Eine weitere Möglichkeit ist, eine Kachel mit der Hintergrundfarbe des einzubindenden Bildes zu erstellen und beide - Bild und Kachel - im gleichen Grafikformat zu speichern. Bei JEPG muss man darauf achten, auch jeweils die gleiche Kompressionsstufe zu wählen.

Die Kachel dann in die HTML-Seite als Hintergrund einbinden.Fertich!

.greetings snowman


----------



## cyberking (25. Februar 2002)

gut, aber beim forum beispielweise kann ich an manchen stellen nur farbwerte (z.b. #20d3ff) eingeben, und keine bilder als hintergrund verwenden. als ich die seiten erstellt habe habe ich die farben der homepage an die farben des forums angeglichen, das forum hatte ich nämlich als erstes fertig und der style gefiel mir. es soll ja einheitlich aussehen...

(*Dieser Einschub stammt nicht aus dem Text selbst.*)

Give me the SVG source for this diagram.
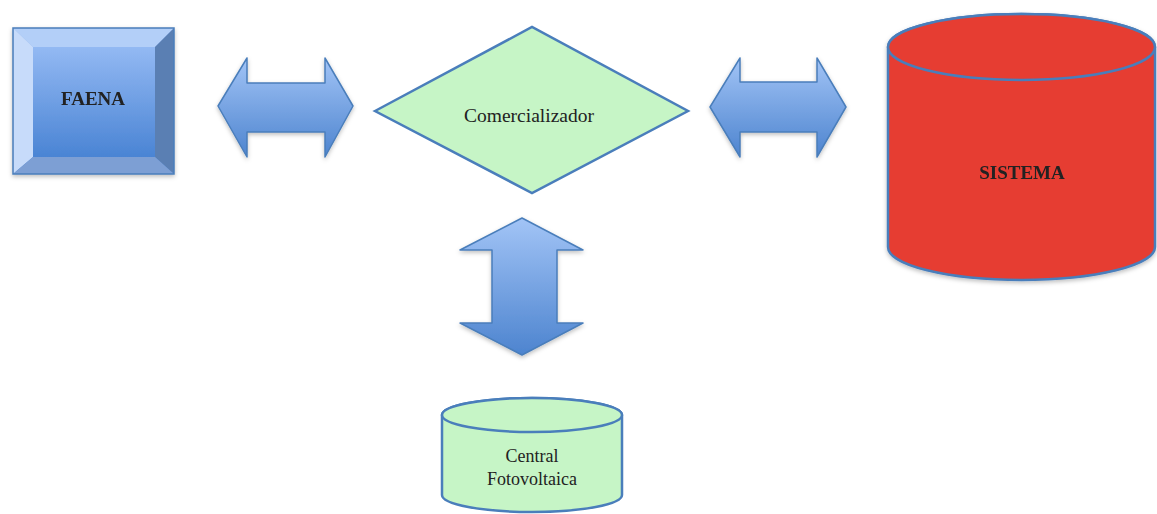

also was wäre nun wohl die sinnvollste und zeitunaufwendigste möglichkeit, um das problem zu beseitigen? ich würde am liebsten den hintergrund der bilder transparent machen, dann wäre der rest nämlich komplett egal. nur WIE? habe ewig nach einer option im picture publisher 9 gesucht, um das zu erreichen. schrift transparent machen 
-> kein problem. aber der hintergrund ??? keine ahnung.

thx


----------



## 5thavenue (25. Februar 2002)

*Ich glaube...*

... es sollte auch im PP möglich sein ein Bild von Beginn an als Transparent zu erstellen. Schau mal unter den Optionen bei Neu... nach. Ich habe es zwar da, kann es gerade nicht draufspielen. Glück von der 5thavenue


----------



## snowman (26. Februar 2002)

> _Original geschrieben von cyberking _
> *... ich würde am liebsten den hintergrund der bilder transparent machen, dann wäre der rest nämlich komplett egal.
> thx *



Denk aber dran, dass die Hintergrundtransparenz nur mit GIF- bzw. PNG-Dateien funktioniert.

Was das Arbeiten mit Picture Publisher angeht, kann ich nicht helfen, da ich das Programm nicht kenne. Aber ich würde als erstes in der Hilfe nachschauen und wenn das nicht hilft nach einem Handbuch und wenn das nicht hilft nach einem passendem Forum/Liste (jibbett bestimmt).

Viel Erfolg.

.greetings snowman


----------



## cyberking (26. Februar 2002)

> Denk aber dran, dass die Hintergrundtransparenz nur mit GIF- bzw. PNG-Dateien funktioniert.




mmmh, das wusste ich nicht. dann werde ich mich mal an´s umwandeln machen! thx!!


----------